Enhancing Process as the Common Thread

Although we now work with a wide variety of groups—research teams, classes (undergraduate and graduate), academic communities (e.g., the MSU interdisciplinary community), and non-academic communities (e.g., local business forums)—a common thread that binds them together is the value dialogue has for them. If a team’s success depends fundamentally on its capacity to integrate a number of different perspectives (Salazar et al. 2012; Piso et al. 2016), then Toolbox dialogue can have value for that team.

The importance of dialogue in the Toolbox approach underscores the ability of Toolbox workshops to do more than simply disclose and coordinate epistemological commitments. It is true that Toolbox dialogue is structured by conceptual (e.g., epistemological, ontological) commitments that frame collaborative deliberation, but the dialogue itself provides an opportunity to work on ways of communicating with one another that open up channels into alternative perspectives. It can be difficult to find ways to relate to collaborators in interdisciplinary contexts—the rhetorical landscape in these contexts is complicated by different communication norms and expectations that are typically neither manifest nor coordinated, impeding the smooth flow of information and the empathetic creation of bonds of mutuality. Dialogue supports modes of engagement that can help encourage relational connection, such as deep listening and back-channel signaling (cf. Traxler 2012). Deploying philosophy as a rhetorical frame for this discussion helps by motivating deeper reflexivity and perspective taking between collaborators (cf. Salazar et al. forthcoming).

A recent independent evaluation of the Toolbox approach conducted by the Western Michigan University Evaluation Center (WMUEC) indicates that 89 percent of Toolbox participants take Toolbox dialogue to have improved their understanding of their collaborator’s research perspectives on their common project, and 77 percent feel more capable of collaborating with representatives from different disciplines (Western Michigan University Evaluation Center 2017).
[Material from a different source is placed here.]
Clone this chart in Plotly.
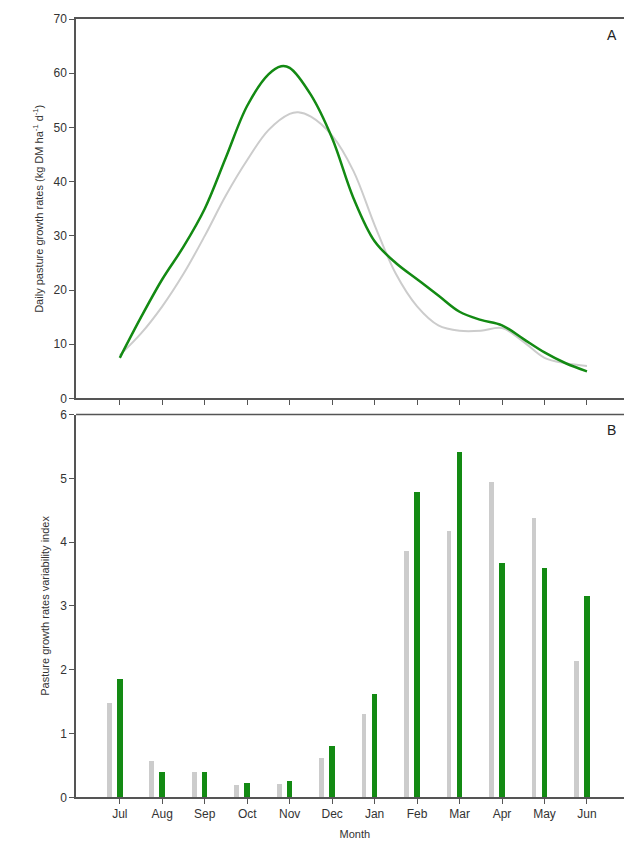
import plotly.graph_objects as go

months = ["Jul","Aug","Sep","Oct","Nov","Dec","Jan","Feb","Mar","Apr","May","Jun"]
# smooth curve sample positions (month index) and values
green_x = [0,0.5,1,1.5,2,2.5,3,3.5,3.8,4,4.5,5,5.5,6,6.5,7,7.5,8,8.5,9,9.5,10,10.5,11]
green_y = [7.5,15,22,28,35,44.5,54,59.8,61.3,61,56,48,37,29,25,22,19,16,14.5,13.5,11,8.5,6.5,5]
gray_x = [0,0.5,1,1.5,2,2.5,3,3.5,4,4.2,4.5,5,5.5,6,6.5,7,7.5,8,8.5,9,9.5,10,10.5,11]
gray_y = [8,12,17,23,30,37.5,44,49.5,52.5,52.8,52,48.5,42,32,23,17,13.5,12.5,12.5,13,10.5,7.5,6.5,6]
gray_index = [1.48,0.58,0.40,0.20,0.22,0.63,1.32,3.87,4.18,4.95,4.38,2.15]
green_index = [1.86,0.41,0.41,0.23,0.26,0.81,1.62,4.80,5.42,3.68,3.60,3.16]

GREEN = "#138a13"
GRAY = "#cccccc"
idx = list(range(len(months)))

fig = go.Figure()
fig.add_trace(go.Scatter(x=gray_x, y=gray_y, mode="lines", line=dict(color=GRAY, width=2, shape="spline"),
                         xaxis="x", yaxis="y", showlegend=False))
fig.add_trace(go.Scatter(x=green_x, y=green_y, mode="lines", line=dict(color=GREEN, width=2.5, shape="spline"),
                         xaxis="x", yaxis="y", showlegend=False))
fig.add_trace(go.Bar(x=idx, y=gray_index, width=0.11, offset=-0.3, marker=dict(color=GRAY, line=dict(width=0)),
                     xaxis="x2", yaxis="y2", showlegend=False))
fig.add_trace(go.Bar(x=idx, y=green_index, width=0.13, offset=-0.065, marker=dict(color=GREEN, line=dict(width=0)),
                     xaxis="x2", yaxis="y2", showlegend=False))

font = dict(family="Liberation Sans, Arial", size=12, color="#333")
axcommon = dict(showgrid=False, zeroline=False, showline=True, linecolor="#555", linewidth=1.5,
                ticks="outside", ticklen=5, tickcolor="#555", tickfont=font, automargin=False)
xr = [-1.03, 12.1]
XD = [0.1077, 0.990]
fig.update_layout(
    width=632, height=850, margin=dict(l=0, r=0, t=0, b=0),
    paper_bgcolor="white", plot_bgcolor="white", bargap=0,
    xaxis=dict(domain=XD, range=xr, anchor="y", tickvals=idx, showticklabels=False,
               mirror=True, **axcommon),
    yaxis=dict(domain=[0.5406, 0.987], range=[0, 70], dtick=10, anchor="x", mirror=False,
               title=dict(text="Daily pasture growth rates (kg DM ha<sup>-1</sup> d<sup>-1</sup>)",
                          font=dict(family="Liberation Sans, Arial", size=11, color="#333"), standoff=8),
               **axcommon),
    xaxis2=dict(domain=XD, range=xr, anchor="y2", tickvals=idx, ticktext=months,
                title=dict(text="Month", font=dict(family="Liberation Sans, Arial", size=11, color="#333"), standoff=10),
                **axcommon),
    yaxis2=dict(domain=[0.0714, 0.5217], range=[0, 6], dtick=1, anchor="x2",
                title=dict(text="Pasture growth rates variability index",
                           font=dict(family="Liberation Sans, Arial", size=11, color="#333"), standoff=8),
                **axcommon),
    shapes=[
        dict(type="line", xref="paper", yref="paper", x0=XD[0], x1=XD[1], y0=0.5217, y1=0.5217, line=dict(color="#555", width=1.5)),
        dict(type="line", xref="paper", yref="paper", x0=XD[1], x1=XD[1], y0=0.5406, y1=0.987, line=dict(color="#ddd", width=1)),
        dict(type="line", xref="paper", yref="paper", x0=XD[1], x1=XD[1], y0=0.0714, y1=0.5217, line=dict(color="#ddd", width=1)),
    ],
    annotations=[
        dict(text="A", xref="paper", yref="paper", x=0.955, y=0.98, showarrow=False, xanchor="center", yanchor="top",
             font=dict(family="Liberation Sans, Arial", size=14, color="#222")),
        dict(text="B", xref="paper", yref="paper", x=0.955, y=0.515, showarrow=False, xanchor="center", yanchor="top",
             font=dict(family="Liberation Sans, Arial", size=14, color="#222")),
    ],
)
fig.write_html("out.html")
These gains in understanding and collaborative capacity position teams to recognize differences in perspective, a key determinant for successful project integration.

More specifically, a well-developed ability of teammates to recognize when they understand their common problem differently can enable fruitful project integration in several ways:

  • 1 By allowing them to avoid unreasonable disagreements and agreements that are based on misunderstanding or confusion, this ability can help teams recognize disagreements that really matter.
  • 2 By helping them recognize the various types of expertise in their project, this ability can guide efficient division of responsibility for various project objectives.
  • 3 When the ability reveals incompatible points of view, it positions them to explore potentially creative ways to resolve the conflict. (Nemeth and Nemeth-Brown 2003)

Where group tasks revolve around knowledge integration, the literature supports the idea that systematic, formal interventions can be beneficial to group effectiveness (Okhuysen and Eisenhardt 2002). The Toolbox workshop is a formal intervention supporting knowledge integration through greater appreciation of the expertise in a collaboration, whether the participating teams are research oriented or more community oriented.